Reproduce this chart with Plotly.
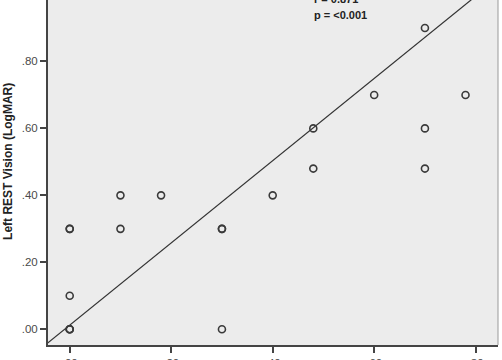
import plotly.graph_objects as go

# Data
x_vals = [0.00, 0.00, 0.00, 0.00, 0.00, 0.00, 0.10, 0.10, 0.18, 0.30, 0.30, 0.30,
          0.40, 0.48, 0.48, 0.60, 0.70, 0.70, 0.70, 0.78]
y_vals = [0.00, 0.00, 0.10, 0.30, 0.30, 0.00, 0.40, 0.30, 0.40, 0.30, 0.30, 0.00,
          0.40, 0.60, 0.48, 0.70, 0.90, 0.60, 0.48, 0.70]

fit_slope = 1.228
fit_intercept = 0.0125
fit_x = [-0.05, 0.90]
fit_y = [fit_intercept + fit_slope * v for v in fit_x]

tick_vals = [0.0, 0.2, 0.4, 0.6, 0.8, 1.0]
tick_text = [".00", ".20", ".40", ".60", ".80", "1.00"]

stats_lines = ["r = 0.871", "p = <0.001"]
y_title = "Left REST Vision (LogMAR)"

fig = go.Figure()
fig.add_trace(go.Scatter(x=fit_x, y=fit_y, mode="lines",
                         line=dict(color="#333333", width=1.2),
                         hoverinfo="skip", showlegend=False))
fig.add_trace(go.Scatter(x=x_vals, y=y_vals, mode="markers",
                         marker=dict(symbol="circle-open", size=7, color="#3a3a3a",
                                     line=dict(color="#3a3a3a", width=1.6)),
                         showlegend=False))

axis_font = dict(family="Liberation Sans, Arial, sans-serif", size=11.5, color="#4a4a4a")
text_font = dict(family="Liberation Sans, Arial, sans-serif", size=11, color="#222222")

fig.update_layout(
    width=502, height=360,
    margin=dict(l=48, r=4, t=0, b=15, autoexpand=False),
    paper_bgcolor="white",
    plot_bgcolor="#ECECEC",
    font=axis_font,
    xaxis=dict(range=[-0.0428, 0.844], tickvals=tick_vals, ticktext=tick_text,
               showgrid=False, zeroline=False, showline=True, linecolor="#444444",
               linewidth=2, ticks="outside", ticklen=6, tickwidth=1.5,
               tickcolor="#444444", tickfont=axis_font, automargin=False),
    yaxis=dict(range=[-0.047, 0.9836], tickvals=tick_vals, ticktext=tick_text,
               showgrid=False, zeroline=False, showline=True, linecolor="#444444",
               linewidth=2, ticks="outside", ticklen=6, tickwidth=1.5,
               tickcolor="#444444", tickfont=axis_font, automargin=False,
               ticklabelstandoff=0),
    shapes=[dict(type="line", xref="paper", yref="paper", x0=1, x1=1, y0=0, y1=1,
                 line=dict(color="#9a9a9a", width=1))],
)

fig.add_annotation(x=0.477, y=1.0, xref="x", yref="paper", yshift=1,
                   text="<b>" + stats_lines[0] + "</b>",
                   showarrow=False, xanchor="left", yanchor="middle", font=text_font)
fig.add_annotation(x=0.477, y=0.939, xref="x", yref="y", text="<b>" + stats_lines[1] + "</b>",
                   showarrow=False, xanchor="left", yanchor="middle", font=text_font)
fig.add_annotation(x=0, y=0.5, xref="paper", yref="y", xshift=-40,
                   text="<b>" + y_title + "</b>",
                   showarrow=False, textangle=-90, xanchor="center", yanchor="middle",
                   font=dict(family="Liberation Sans, Arial, sans-serif", size=12, color="#222222"))

fig.write_html("out.html", config={"displayModeBar": False},
               post_script="document.body.style.margin='0';document.body.style.overflow='hidden';")
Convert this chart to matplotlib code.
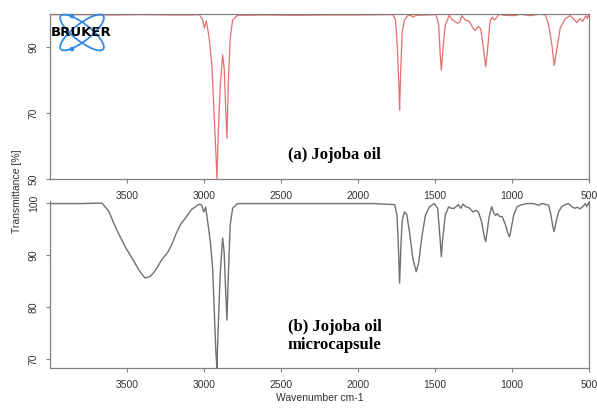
============================================================
Will you set down the records word for word while leaving out every picture?

• Solution to this task:
Reproduce this chart with Plotly.
import plotly.graph_objects as go

# Data
x_vals = [0.00, 0.00, 0.00, 0.00, 0.00, 0.00, 0.10, 0.10, 0.18, 0.30, 0.30, 0.30,
          0.40, 0.48, 0.48, 0.60, 0.70, 0.70, 0.70, 0.78]
y_vals = [0.00, 0.00, 0.10, 0.30, 0.30, 0.00, 0.40, 0.30, 0.40, 0.30, 0.30, 0.00,
          0.40, 0.60, 0.48, 0.70, 0.90, 0.60, 0.48, 0.70]

fit_slope = 1.228
fit_intercept = 0.0125
fit_x = [-0.05, 0.90]
fit_y = [fit_intercept + fit_slope * v for v in fit_x]

tick_vals = [0.0, 0.2, 0.4, 0.6, 0.8, 1.0]
tick_text = [".00", ".20", ".40", ".60", ".80", "1.00"]

stats_lines = ["r = 0.871", "p = <0.001"]
y_title = "Left REST Vision (LogMAR)"

fig = go.Figure()
fig.add_trace(go.Scatter(x=fit_x, y=fit_y, mode="lines",
                         line=dict(color="#333333", width=1.2),
                         hoverinfo="skip", showlegend=False))
fig.add_trace(go.Scatter(x=x_vals, y=y_vals, mode="markers",
                         marker=dict(symbol="circle-open", size=7, color="#3a3a3a",
                                     line=dict(color="#3a3a3a", width=1.6)),
                         showlegend=False))

axis_font = dict(family="Liberation Sans, Arial, sans-serif", size=11.5, color="#4a4a4a")
text_font = dict(family="Liberation Sans, Arial, sans-serif", size=11, color="#222222")

fig.update_layout(
    width=502, height=360,
    margin=dict(l=48, r=4, t=0, b=15, autoexpand=False),
    paper_bgcolor="white",
    plot_bgcolor="#ECECEC",
    font=axis_font,
    xaxis=dict(range=[-0.0428, 0.844], tickvals=tick_vals, ticktext=tick_text,
               showgrid=False, zeroline=False, showline=True, linecolor="#444444",
               linewidth=2, ticks="outside", ticklen=6, tickwidth=1.5,
               tickcolor="#444444", tickfont=axis_font, automargin=False),
    yaxis=dict(range=[-0.047, 0.9836], tickvals=tick_vals, ticktext=tick_text,
               showgrid=False, zeroline=False, showline=True, linecolor="#444444",
               linewidth=2, ticks="outside", ticklen=6, tickwidth=1.5,
               tickcolor="#444444", tickfont=axis_font, automargin=False,
               ticklabelstandoff=0),
    shapes=[dict(type="line", xref="paper", yref="paper", x0=1, x1=1, y0=0, y1=1,
                 line=dict(color="#9a9a9a", width=1))],
)

fig.add_annotation(x=0.477, y=1.0, xref="x", yref="paper", yshift=1,
                   text="<b>" + stats_lines[0] + "</b>",
                   showarrow=False, xanchor="left", yanchor="middle", font=text_font)
fig.add_annotation(x=0.477, y=0.939, xref="x", yref="y", text="<b>" + stats_lines[1] + "</b>",
                   showarrow=False, xanchor="left", yanchor="middle", font=text_font)
fig.add_annotation(x=0, y=0.5, xref="paper", yref="y", xshift=-40,
                   text="<b>" + y_title + "</b>",
                   showarrow=False, textangle=-90, xanchor="center", yanchor="middle",
                   font=dict(family="Liberation Sans, Arial, sans-serif", size=12, color="#222222"))

fig.write_html("out.html", config={"displayModeBar": False},
               post_script="document.body.style.margin='0';document.body.style.overflow='hidden';")
Convert this chart to matplotlib code.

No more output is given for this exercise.